50 Ways To Destroy An Old Will

Paul Simon sang to us about the “50 Ways to Leave Your Lover” while Train told us there are “50 Ways to Say Goodbye.” Based on all the big life changes that are happening in these songs, the next “50 Ways” song should probably be “50 Ways to Destroy an Old Will.” For that task, we’ve got some suggestions.

1. Rip it up.

4. Feed it to the dog that likes to eat homework.

3. Burn it.

4. Target practice.

5. Ask your attorney to get rid of it for you.

6. Shred it.

7. Make it “sleep with the fishes.”

8. Run it through a food processor.

9. Mark through every line with black permanent marker.

10. Write “I revoke this will” on each page and sign it.

11. Turn it into a paper mâché piñata.

12. Make it into a liner for your pet’s cage.

13. Confetti time.

14. Use it as a window cleaning rag.

15. Fold it into origami paper cranes.

16. Add it to the compost pile and mulch your garden.

17. A convenient drop cloth for your next messy DIY project.

18. Martha Stewart it into a paper wreath for the holidays.

19. Use it as Earth friendly gift wrap.

20. Run it over with your car.

21…

Basically, if you no longer like your will, you must do some physical act to demonstrate you no longer consider it valid.

We would obviously recommend working with your attorney to put a new estate plan into place before voiding your old one. However, creating a new will without also destroying your old will and all the copies of it you can find is not a great idea. Consider what might happen if your loved ones stop looking for your will after they find an older version, not realizing a new version exists.

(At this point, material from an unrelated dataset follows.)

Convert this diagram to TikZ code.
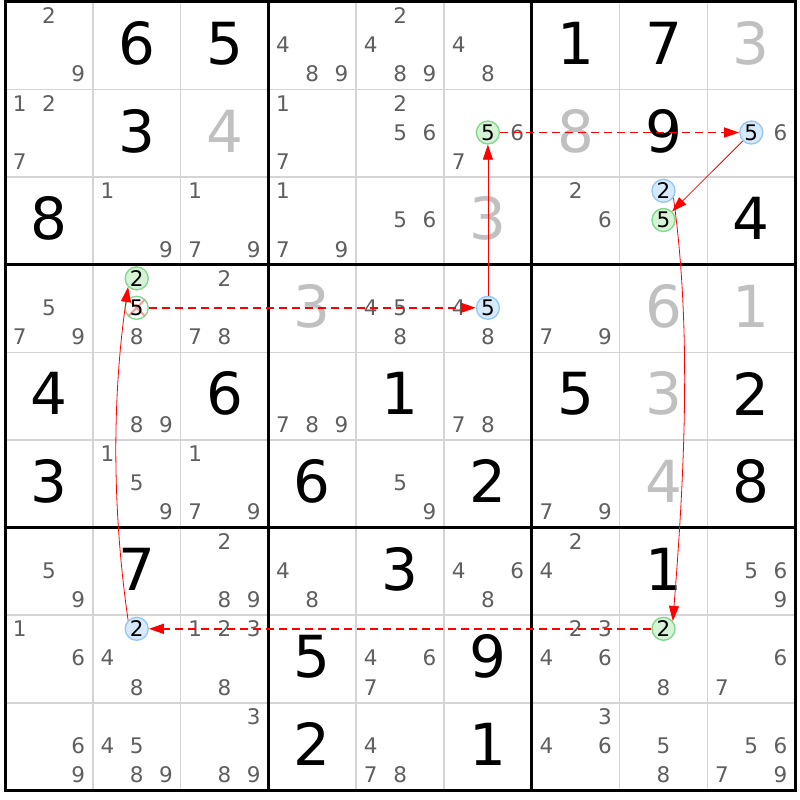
\documentclass[tikz,border=0pt]{standalone}
\usepackage{fontspec}
\setmainfont{DejaVu Sans}
\usetikzlibrary{arrows.meta}
\definecolor{candcol}{HTML}{5F5F5F}
\definecolor{solvedcol}{HTML}{C0C0C0}
\definecolor{thincol}{HTML}{D4D4D4}
\definecolor{gfill}{HTML}{D6F3D6}
\definecolor{gline}{HTML}{7CD88A}
\definecolor{bfill}{HTML}{D6EAFB}
\definecolor{bline}{HTML}{92C6F5}
\definecolor{xpink}{HTML}{F29A9A}
\definecolor{linkred}{HTML}{FF0000}
\tikzset{
  givenstyle/.style={font=\fontsize{58}{58}\selectfont, text=black, inner sep=0pt},
  solvedstyle/.style={givenstyle, text=solvedcol},
  candstyle/.style={font=\fontsize{21.5}{21.5}\selectfont, text=candcol, inner sep=0pt},
  gcirc/.style={circle, draw=gline, fill=gfill, line width=1.3pt, minimum size=23pt, inner sep=0pt, font=\fontsize{21.5}{21.5}\selectfont, text=black},
  bcirc/.style={gcirc, draw=bline, fill=bfill},
  xcirc/.style={gcirc, fill=white, path picture={
      \draw[xpink, line width=1.8pt]
        (path picture bounding box.north west) -- (path picture bounding box.south east)
        (path picture bounding box.north east) -- (path picture bounding box.south west);}},
  thinline/.style={draw=thincol, line width=1.5pt},
  thickline/.style={draw=black, line width=3pt},
  weaklink/.style={draw=linkred, line width=1.5pt, dash pattern=on 8pt off 5pt, -{Triangle[length=15pt,width=10pt]}},
  stronglink/.style={draw=linkred, line width=0.8pt, -{Triangle[length=15pt,width=10pt]}},
}
\begin{document}
\begin{tikzpicture}[x=1pt,y=-1pt]
\fill[white] (0,0) rectangle (800,800);
\useasboundingbox (0,0) rectangle (800,800);
% grid
\foreach \i in {1,2,4,5,7,8} {
  \draw[thinline] ({5+\i*87.8},2) -- ({5+\i*87.8},790.4);
  \draw[thinline] (5,{2+\i*87.6}) -- (795.2,{2+\i*87.6});
}
\foreach \i in {0,3,6,9} {
  \draw[thickline] ({5+\i*87.8},0.5) -- ({5+\i*87.8},791.9);
  \draw[thickline] (3.5,{2+\i*87.6}) -- (796.7,{2+\i*87.6});
}
% given digits
\foreach \R/\C/\D in {1/2/6,1/3/5,1/7/1,1/8/7,2/2/3,2/8/9,3/1/8,3/9/4,5/1/4,5/3/6,5/5/1,5/7/5,5/9/2,6/1/3,6/4/6,6/6/2,6/9/8,7/2/7,7/5/3,7/8/1,8/4/5,8/6/9,9/4/2,9/6/1} {
  \node[givenstyle, name=g\R\C] at ({5+(\C-0.5)*87.8},{2+(\R-0.5)*87.6-2.5}) {\D};
}
% solved digits (gray)
\foreach \R/\C/\D in {1/9/3,2/3/4,2/7/8,3/6/3,4/4/3,4/8/6,4/9/1,5/8/3,6/8/4} {
  \node[solvedstyle, name=s\R\C] at ({5+(\C-0.5)*87.8},{2+(\R-0.5)*87.6-2.5}) {\D};
}
% candidates
\foreach \R/\C/\L in {1/1/{2,9},1/4/{4,8,9},1/5/{2,4,8,9},1/6/{4,8},
  2/1/{1,2,7},2/4/{1,7},2/5/{2,5,6},2/6/{6,7},2/9/{6},
  3/2/{1,9},3/3/{1,7,9},3/4/{1,7,9},3/5/{5,6},3/7/{2,6},
  4/1/{5,7,9},4/2/{8},4/3/{2,7,8},4/5/{4,5,8},4/6/{4,8},4/7/{7,9},
  5/2/{8,9},5/4/{7,8,9},5/6/{7,8},
  6/2/{1,5,9},6/3/{1,7,9},6/5/{5,9},6/7/{7,9},
  7/1/{5,9},7/3/{2,8,9},7/4/{4,8},7/6/{4,6,8},7/7/{2,4},7/9/{5,6,9},
  8/1/{1,6},8/2/{4,8},8/3/{1,2,3,8},8/5/{4,6,7},8/7/{2,3,4,6},8/8/{8},8/9/{6,7},
  9/1/{6,9},9/2/{4,5,8,9},9/3/{3,8,9},9/5/{4,7,8},9/7/{3,4,6},9/8/{5,8},9/9/{5,6,7,9}} {
  \foreach \D in \L {
    \pgfmathtruncatemacro\kc{mod(\D-1,3)}
    \pgfmathtruncatemacro\kr{(\D-1)/3}
    \node[candstyle, name=k\R\C\D] at ({5+(\C-1)*87.8+14.63+\kc*29.27},{2+(\R-1)*87.6+13.6+\kr*29.2}) {\D};
  }
}
% highlighted candidates
\node[gcirc, name=G26] at (487.9,132.5) {5};
\node[bcirc, name=B29] at (751.3,132.5) {5};
\node[bcirc, name=B38] at (663.5,190.8) {2};
\node[gcirc, name=G38] at (663.5,220.0) {5};
\node[gcirc, name=G42] at (136.7,278.4) {2};
\node[xcirc, name=X42] at (136.7,307.8) {5};
\node[bcirc, name=B46] at (487.9,307.8) {5};
\node[gcirc, name=G88] at (663.5,628.8) {2};
\node[bcirc, name=B82] at (136.7,628.8) {2};
% links
\draw[weaklink] (X42.east) -- (B46.west);
\draw[weaklink] (G26.east) -- (B29.west);
\draw[stronglink] (B29.225) -- (G38.45);
\draw[stronglink] (B38.-35) .. controls +(18,130) and +(12,-150) .. (G88.40);
\draw[weaklink] (G88.west) -- (B82.east);
\draw[stronglink] (B82.135) .. controls +(-16,-110) and +(-16,110) .. (G42.225);
\draw[stronglink] (B46.north) -- (G26.south);
\end{tikzpicture}
\end{document}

Your wishes would not be carried out, and by the time the mistake was discovered, it might be impossible to redo certain things.

Having multiple versions of your will floating around also invites challenges from those who fared better under previous versions. Someone who is upset with the newer version could argue to the court that you were not mentally fit to make the changes you did, or that you were coerced. Don’t give these people ammunition by keeping old documents around.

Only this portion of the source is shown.